Im Jahr 2010 verkündeten Unilever, Nestlé, Danone und PepsiCo, dass sie stärker in neue Märkte expandieren wollen – insbesondere nach China und Russland, aber auch nach Afrika. Auffällig aktiv sind dort europäische Molkereien. Auslöser der jüngsten Übernahmen und Fusionen war der globale Preisverfall bei Milch, der 2014 begann, sich bis 2016 fort- und kleinere Produzenten unter Druck setzte. Die französische Molkerei Lactalis vollzog allein im Jahr 2015 neun Übernahmen und vier weitere bis Mitte 2016. Danone erwarb eine Mehrbeteiligung an der westafrikanischen Fan Milk. Die schwedisch-dänische Molkerei Arla Foods ist mehrere Joint Ventures eingegangen und will bis 2020 ihre Umsätze in Westafrika verfünffachen.

 

Von illegalen Preisabsprachen bis zur marktbeherrschenden Stellung: Die Nahrungsmittelindustrie löst eine Fülle von Ermittlungen aus.
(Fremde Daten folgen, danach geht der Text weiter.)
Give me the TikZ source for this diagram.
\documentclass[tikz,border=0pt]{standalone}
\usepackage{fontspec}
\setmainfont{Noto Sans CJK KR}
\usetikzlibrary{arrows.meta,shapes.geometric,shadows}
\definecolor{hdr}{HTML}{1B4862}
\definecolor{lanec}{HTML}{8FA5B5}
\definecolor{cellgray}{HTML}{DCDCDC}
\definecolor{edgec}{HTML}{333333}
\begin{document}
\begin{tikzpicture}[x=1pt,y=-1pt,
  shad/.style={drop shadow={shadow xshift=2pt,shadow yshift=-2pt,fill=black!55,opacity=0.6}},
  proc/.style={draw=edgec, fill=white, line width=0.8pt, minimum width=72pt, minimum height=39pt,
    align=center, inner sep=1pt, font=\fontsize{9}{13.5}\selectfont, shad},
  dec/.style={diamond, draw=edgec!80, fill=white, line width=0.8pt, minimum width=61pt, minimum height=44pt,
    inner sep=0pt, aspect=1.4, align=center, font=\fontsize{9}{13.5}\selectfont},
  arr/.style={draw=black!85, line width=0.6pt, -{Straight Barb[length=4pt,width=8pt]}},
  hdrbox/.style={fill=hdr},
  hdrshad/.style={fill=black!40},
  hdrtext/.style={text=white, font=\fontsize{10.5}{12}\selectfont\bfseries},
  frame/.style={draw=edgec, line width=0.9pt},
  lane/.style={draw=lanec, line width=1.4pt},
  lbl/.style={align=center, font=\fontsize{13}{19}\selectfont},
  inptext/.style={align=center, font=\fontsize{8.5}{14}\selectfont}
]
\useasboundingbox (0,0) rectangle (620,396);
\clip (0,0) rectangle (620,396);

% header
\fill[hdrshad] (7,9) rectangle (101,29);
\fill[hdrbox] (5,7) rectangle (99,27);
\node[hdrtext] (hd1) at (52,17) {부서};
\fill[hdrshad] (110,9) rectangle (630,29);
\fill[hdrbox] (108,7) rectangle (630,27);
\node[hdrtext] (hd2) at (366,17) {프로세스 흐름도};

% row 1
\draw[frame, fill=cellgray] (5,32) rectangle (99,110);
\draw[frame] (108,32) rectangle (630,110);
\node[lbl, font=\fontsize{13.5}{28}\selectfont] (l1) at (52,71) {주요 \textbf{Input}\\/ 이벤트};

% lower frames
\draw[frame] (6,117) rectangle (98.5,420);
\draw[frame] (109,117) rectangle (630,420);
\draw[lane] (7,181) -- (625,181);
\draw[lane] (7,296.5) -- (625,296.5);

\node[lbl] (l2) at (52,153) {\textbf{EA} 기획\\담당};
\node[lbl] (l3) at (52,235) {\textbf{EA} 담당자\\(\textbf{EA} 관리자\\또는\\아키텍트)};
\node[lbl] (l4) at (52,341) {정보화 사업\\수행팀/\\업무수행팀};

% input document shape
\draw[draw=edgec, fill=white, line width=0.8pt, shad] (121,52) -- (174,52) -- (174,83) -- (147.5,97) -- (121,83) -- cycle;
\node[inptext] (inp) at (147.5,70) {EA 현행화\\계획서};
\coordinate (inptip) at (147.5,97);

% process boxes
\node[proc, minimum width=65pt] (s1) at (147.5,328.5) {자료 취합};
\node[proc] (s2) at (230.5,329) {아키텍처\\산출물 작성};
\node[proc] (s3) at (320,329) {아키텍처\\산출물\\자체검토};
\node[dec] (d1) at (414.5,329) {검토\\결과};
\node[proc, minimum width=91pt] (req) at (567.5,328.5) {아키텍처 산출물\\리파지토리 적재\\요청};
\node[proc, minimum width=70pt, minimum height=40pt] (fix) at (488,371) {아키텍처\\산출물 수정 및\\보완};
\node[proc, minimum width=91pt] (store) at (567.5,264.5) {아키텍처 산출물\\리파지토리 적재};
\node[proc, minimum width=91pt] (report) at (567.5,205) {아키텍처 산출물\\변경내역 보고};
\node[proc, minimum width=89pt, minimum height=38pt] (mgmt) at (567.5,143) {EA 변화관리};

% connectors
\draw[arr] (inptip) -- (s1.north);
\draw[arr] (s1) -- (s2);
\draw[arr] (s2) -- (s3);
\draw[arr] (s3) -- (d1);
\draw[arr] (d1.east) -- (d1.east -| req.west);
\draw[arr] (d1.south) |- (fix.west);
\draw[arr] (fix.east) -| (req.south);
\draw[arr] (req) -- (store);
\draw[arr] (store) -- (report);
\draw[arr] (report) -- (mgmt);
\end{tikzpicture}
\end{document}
Quelle: http://ec.europa.eu/competition/ecn/food_report_en.pdf

Wegen der vielen regionalen Hersteller ist der Weltmarkt für verarbeitete Lebensmittel noch nicht so stark konzentriert wie der Handel mit Agrarrohstoffen, Saatgut oder Pestiziden. Die 50 größten Lebensmittelkonzerne erwirtschaften 50 Prozent des weltweiten Umsatzes in der Branche; dabei verzeichnen die größten Konzerne die meisten Zuwächse. Diese Entwicklung wird sich so fortsetzen. Mit der Globalisierung der Ernährungssysteme und der Expansion der Multis mit ihrer Vielzahl von Produkten verändern sich die Essgewohnheiten, nicht nur im Norden, sondern auch in Schwellen- und Entwicklungsländern. Die wenig verarbeiteten Lebensmittel werden durch hochgradig verarbeitete ersetzt, auch durch Fertiggerichte wie Pizzen, Suppen und Menüs.
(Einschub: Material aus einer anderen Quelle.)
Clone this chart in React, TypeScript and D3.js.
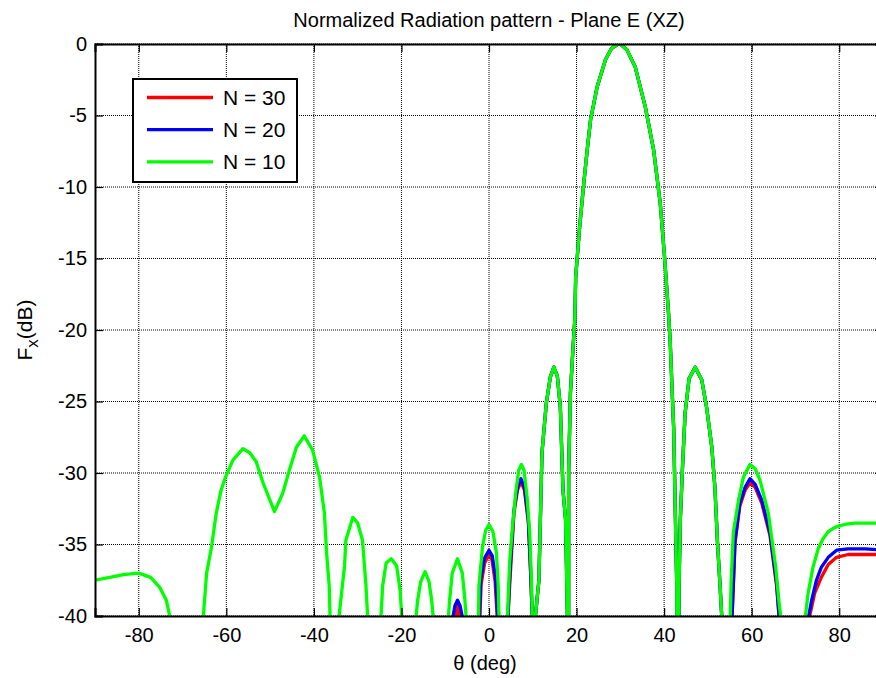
import React, { useEffect, useRef } from "react";
import * as d3 from "d3";

// axis ticks
const thetaTicks = [-80, -60, -40, -20, 0, 20, 40, 60, 80];
const dbTicks = [0, -5, -10, -15, -20, -25, -30, -35, -40];

// [theta (deg), F (dB)]; deep nulls sit far under the -40 floor
const sharedLobes = [
  [10.2, -120], [10.6, -40], [11.4, -37.5], [12.1, -28.6], [13.1, -25.1], [14, -23.3],
  [14.8, -22.6], [15.6, -23.2], [16.3, -25.4], [16.9, -31.2], [17.5, -33.3], [17.9, -39.8],
  [18.05, -120], [18.2, -29.8], [18.6, -24.4], [19.2, -21.2], [19.6, -19.3], [19.8, -16.3],
  [20.7, -12.8], [21.6, -9.9], [22.4, -7.5], [23.2, -5.3], [24.7, -3.0], [26.6, -1.1],
  [28, -0.3], [29.5, 0], [30, 0], [31.5, -0.4], [33.4, -1.6], [35.7, -4.4], [37.6, -7.4],
  [39.1, -11.1], [40.1, -14.9], [41.0, -18.8], [41.4, -20.9], [41.8, -24], [42.2, -27],
  [42.5, -31.9], [42.9, -38], [43.1, -120], [43.4, -38], [43.7, -33.3], [44.2, -29.6],
  [44.8, -25.8], [45.7, -23.4], [47.1, -22.6], [48.6, -23.5], [49.7, -25.4], [50.9, -28.2],
  [51.6, -31], [52.2, -34.9], [52.8, -38], [53.2, -40.2], [54.2, -120],
];

const n10Left = [
  [-90, -37.5], [-86.6, -37.3], [-83.5, -37.1], [-80, -37.0], [-77.3, -37.3], [-75.2, -38.0],
  [-73.7, -38.9], [-72.8, -40.2], [-69, -120], [-65.3, -40.2], [-64.5, -37.0], [-63.4, -35.2],
  [-62.3, -32.8], [-61.2, -31.2], [-60.2, -30.3], [-58.5, -29.1], [-56.2, -28.3], [-54.6, -28.6],
  [-53.2, -29.2], [-51.6, -30.7], [-49, -32.7], [-47.1, -31.4], [-45.6, -29.8], [-44.0, -28.2],
  [-42.2, -27.4], [-40.3, -28.4], [-38.7, -30.3], [-37.6, -32.8], [-37.1, -35.6], [-36.5, -37.9],
  [-36.3, -40.2], [-35.3, -120], [-34.3, -40.2], [-34.0, -39.3], [-33.0, -36.5], [-32.7, -34.7],
  [-31.1, -33.1], [-30.0, -33.5], [-28.9, -34.7], [-28.1, -37.9], [-27.7, -40.2], [-26.2, -120],
  [-24.7, -40.2], [-24.3, -37.9], [-23.5, -36.3], [-22.3, -36.0], [-21.1, -36.5], [-20.3, -38.2],
  [-19.9, -40.2], [-18.3, -120], [-16.7, -40.2], [-16.3, -38.9], [-15.6, -37.6], [-14.6, -36.9],
  [-13.7, -37.6], [-13.1, -38.9], [-12.7, -40.2], [-11, -120], [-9.3, -40.2], [-9.0, -38.9],
  [-8.4, -37.0], [-7.2, -36.0], [-6.1, -37.0], [-5.5, -38.9], [-5.2, -40.2], [-3.8, -120],
  [-2.4, -40.2], [-2.3, -37.9], [-1.5, -35.2], [-0.75, -34.0], [0, -33.6], [0.9, -34.1],
  [1.7, -35.6], [2.1, -37.9], [2.3, -40.2], [3.2, -120], [4.2, -40.2], [4.7, -36.3],
  [5.3, -34.0], [6.1, -31.4], [6.8, -29.8], [7.4, -29.4], [8.0, -29.8], [8.7, -31.7],
  [9.3, -34.2], [9.7, -37.5], [9.9, -40.2],
];
const n10Right = [
  [55.1, -40.2], [55.3, -37.7], [55.8, -34.2], [57, -31.9], [58.1, -30.3], [59.6, -29.4],
  [60.8, -29.7], [61.9, -30.5], [63.8, -32.8], [65.5, -36.6], [66.2, -38.9], [66.7, -40.2],
  [69.5, -120], [72.2, -40.2], [72.9, -38.4], [74, -36.6], [75.2, -35.3], [76.3, -34.6],
  [77.5, -34.1], [79, -33.8], [81.2, -33.6], [83.5, -33.5], [90, -33.5],
];

const n20Left = [
  [-90, -120], [-9.5, -120], [-8.3, -40.2], [-7.8, -39.3], [-7.2, -38.9], [-6.6, -39.3],
  [-6.0, -40.2], [-4, -120], [-2.2, -40.2], [-1.9, -37.5], [-1.1, -36.0], [0, -35.4],
  [0.75, -35.8], [1.5, -37.3], [2.0, -40.2], [3, -120], [4.3, -40.2], [4.8, -36.8],
  [5.7, -32.6], [6.5, -31.0], [7.3, -30.4], [8.1, -31.0], [9.0, -33.3], [9.5, -36.8],
  [9.9, -40.2],
];
const n20Right = [
  [55.5, -40.2], [56.2, -34.7], [57.3, -32.1], [58.5, -31.0], [59.6, -30.4], [60.8, -30.8],
  [62.3, -31.9], [64.2, -34.2], [65.7, -37.7], [66.3, -40.2], [69.8, -120], [72.9, -40.2],
  [73.7, -38.9], [74.8, -37.5], [75.9, -36.6], [77.5, -35.9], [79.4, -35.4], [82, -35.3],
  [86, -35.3], [90, -35.4],
];

const n30Left = [
  [-90, -120], [-9, -120], [-7.7, -40.2], [-7.2, -39.35], [-6.7, -40.2], [-4, -120],
  [-2.1, -40.2], [-1.8, -37.8], [-1.0, -36.3], [0, -35.7], [0.7, -36.1], [1.4, -37.6],
  [1.9, -40.2], [3, -120], [4.3, -40.2], [4.9, -36.9], [5.7, -32.8], [6.5, -31.2],
  [7.3, -30.6], [8.1, -31.2], [9.0, -33.5], [9.5, -37.0], [9.9, -40.2],
];
const n30Right = [
  [55.5, -40.2], [56.2, -34.9], [57.3, -32.3], [58.5, -31.2], [59.6, -30.7], [60.8, -31.0],
  [62.3, -32.1], [64.2, -34.4], [65.7, -37.9], [66.3, -40.2], [69.8, -120], [73.1, -40.2],
  [74.4, -38.4], [75.9, -37.3], [77.5, -36.4], [79.4, -35.9], [82, -35.7], [86, -35.7],
  [90, -35.7],
];

const seriesNames = ["N = 30", "N = 20", "N = 10"];
const seriesColors = ["#ff0000", "#0000ff", "#00ff00"];
const seriesData = [
  [...n30Left, ...sharedLobes, ...n30Right],
  [...n20Left, ...sharedLobes, ...n20Right],
  [...n10Left, ...sharedLobes, ...n10Right],
];

const FONT = "'Liberation Sans', Arial, Helvetica, sans-serif";

export default function App() {
  const svgRef = useRef(null);
  const width = 876;
  const height = 678;

  useEffect(() => {
    const svg = d3.select(svgRef.current);
    svg.selectAll("*").remove();

    // plot box (right edge falls outside the picture, like the reference)
    const margin = { top: 44, left: 95 };
    const plotW = 788;
    const plotH = 572;

    const x = d3.scaleLinear().domain([-90, 90]).range([0, plotW]);
    const y = d3.scaleLinear().domain([-40, 0]).range([plotH, 0]);

    svg.append("rect").attr("width", width).attr("height", height).attr("fill", "#fff");

    svg.append("defs")
      .append("clipPath")
      .attr("id", "plotClip")
      .append("rect")
      .attr("width", plotW)
      .attr("height", plotH);

    const g = svg.append("g").attr("transform", `translate(${margin.left},${margin.top})`);

    // dotted grid
    g.selectAll(".vgrid")
      .data(thetaTicks)
      .enter()
      .append("line")
      .attr("x1", (d) => x(d))
      .attr("x2", (d) => x(d))
      .attr("y1", 0)
      .attr("y2", plotH)
      .attr("stroke", "#000")
      .attr("stroke-width", 1)
      .attr("stroke-dasharray", "1,1");
    g.selectAll(".hgrid")
      .data(dbTicks)
      .enter()
      .append("line")
      .attr("x1", 0)
      .attr("x2", plotW)
      .attr("y1", (d) => y(d))
      .attr("y2", (d) => y(d))
      .attr("stroke", "#000")
      .attr("stroke-width", 1)
      .attr("stroke-dasharray", "1,1");

    // curves
    const line = d3
      .line()
      .x((d) => x(d[0]))
      .y((d) => y(d[1]));

    const curves = g.append("g").attr("clip-path", "url(#plotClip)");
    seriesData.forEach((data, i) => {
      curves
        .append("path")
        .datum(data)
        .attr("fill", "none")
        .attr("stroke", seriesColors[i])
        .attr("stroke-width", 3.3)
        .attr("stroke-linejoin", "round")
        .attr("d", line);
    });

    // axes box and inner ticks
    const tickLen = 8;
    const fmt = (d) => String(d);
    const xAxisB = d3.axisBottom(x).tickValues(thetaTicks).tickSize(-tickLen).tickPadding(12).tickFormat(fmt);
    const yAxisL = d3.axisLeft(y).tickValues(dbTicks).tickSize(-tickLen).tickPadding(8).tickFormat(fmt);

    const bottom = g.append("g").attr("transform", `translate(0,${plotH})`).call(xAxisB);
    const left = g.append("g").call(yAxisL);
    g.append("g").call(d3.axisTop(x).tickValues(thetaTicks).tickSize(-tickLen).tickFormat(() => ""));
    g.append("g")
      .attr("transform", `translate(${plotW},0)`)
      .call(d3.axisRight(y).tickValues(dbTicks).tickSize(-tickLen).tickFormat(() => ""));

    g.selectAll(".domain").attr("stroke", "#000").attr("stroke-width", 2);
    g.selectAll(".tick line").attr("stroke", "#000").attr("stroke-width", 1.2);
    [bottom, left].forEach((a) =>
      a.selectAll("text").attr("font-family", FONT).attr("font-size", 20).attr("fill", "#000")
    );

    // title and labels
    svg.append("text")
      .attr("x", margin.left + plotW / 2)
      .attr("y", 27)
      .attr("text-anchor", "middle")
      .attr("font-family", FONT)
      .attr("font-size", 20)
      .text("Normalized Radiation pattern - Plane E (XZ)");

    svg.append("text")
      .attr("x", margin.left + plotW / 2 - 4)
      .attr("y", 670)
      .attr("text-anchor", "middle")
      .attr("font-family", FONT)
      .attr("font-size", 20)
      .text("θ (deg)");

    const yl = svg.append("text")
      .attr("transform", `translate(32,${margin.top + plotH / 2}) rotate(-90)`)
      .attr("text-anchor", "middle")
      .attr("font-family", FONT)
      .attr("font-size", 21);
    yl.append("tspan").text("F");
    yl.append("tspan").attr("dy", 6).attr("font-size", 17).text("x");
    yl.append("tspan").attr("dy", -6).text("(dB)");

    // legend
    const lg = svg.append("g").attr("transform", "translate(133,79)");
    lg.append("rect")
      .attr("width", 164)
      .attr("height", 103)
      .attr("fill", "#fff")
      .attr("stroke", "#000")
      .attr("stroke-width", 2);
    seriesNames.forEach((name, i) => {
      const cy = 18.5 + i * 32.2;
      lg.append("line")
        .attr("x1", 14)
        .attr("x2", 80)
        .attr("y1", cy)
        .attr("y2", cy)
        .attr("stroke", seriesColors[i])
        .attr("stroke-width", 3.3);
      lg.append("text")
        .attr("x", 90)
        .attr("y", cy)
        .attr("dy", "0.36em")
        .attr("font-family", FONT)
        .attr("font-size", 21)
        .text(name);
    });
  }, []);

  return (
    <svg
      ref={svgRef}
      width={width}
      height={height}
      style={{ position: "absolute", left: 0, top: 0, overflow: "hidden" }}
    ></svg>
  );
}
"Gesunde" Lebensmittel als lukratives Geschäft

Übergewicht, Diabetes und chronische Krankheiten gehören zu den Folgen dieser Entwicklung. Zunehmend werden Fertiggerichte mit Proteinen, Vitaminen, Probiotika und Omega-3-Fettsäuren angereichert. Die Lebensmittelkonzerne propagieren „gesunde“ Lebensmittel für ernährungsbedingte Probleme und Krankheiten, die sie selbst mitverursacht haben. So ist der gesundheitsbewusste Konsum für sie zum lukrativen Geschäftsfeld geworden.

Unter dem Preisdruck der Einzelhandelsketten setzen sie auf die Eroberung neuer Wachstumsmärkte. Die Zusammenarbeit mit anderen Akteuren innerhalb der Lieferkette gewinnt an strategischer Bedeutung. Die Lebensmittelkonzerne vernetzen sich mit den Rohstoffhändlern im vorgelagerten Bereich – also in Richtung der Erzeugerinnen und Erzeuger – und mit den großen Einzelhändlern im nachgelagerten – also in Richtung Verbraucherinnen und Verbraucher. So weitet sich der Wettbewerb „Konzern gegen Konzern“ zu einem Kampf „Lieferkette gegen Lieferkette“ aus.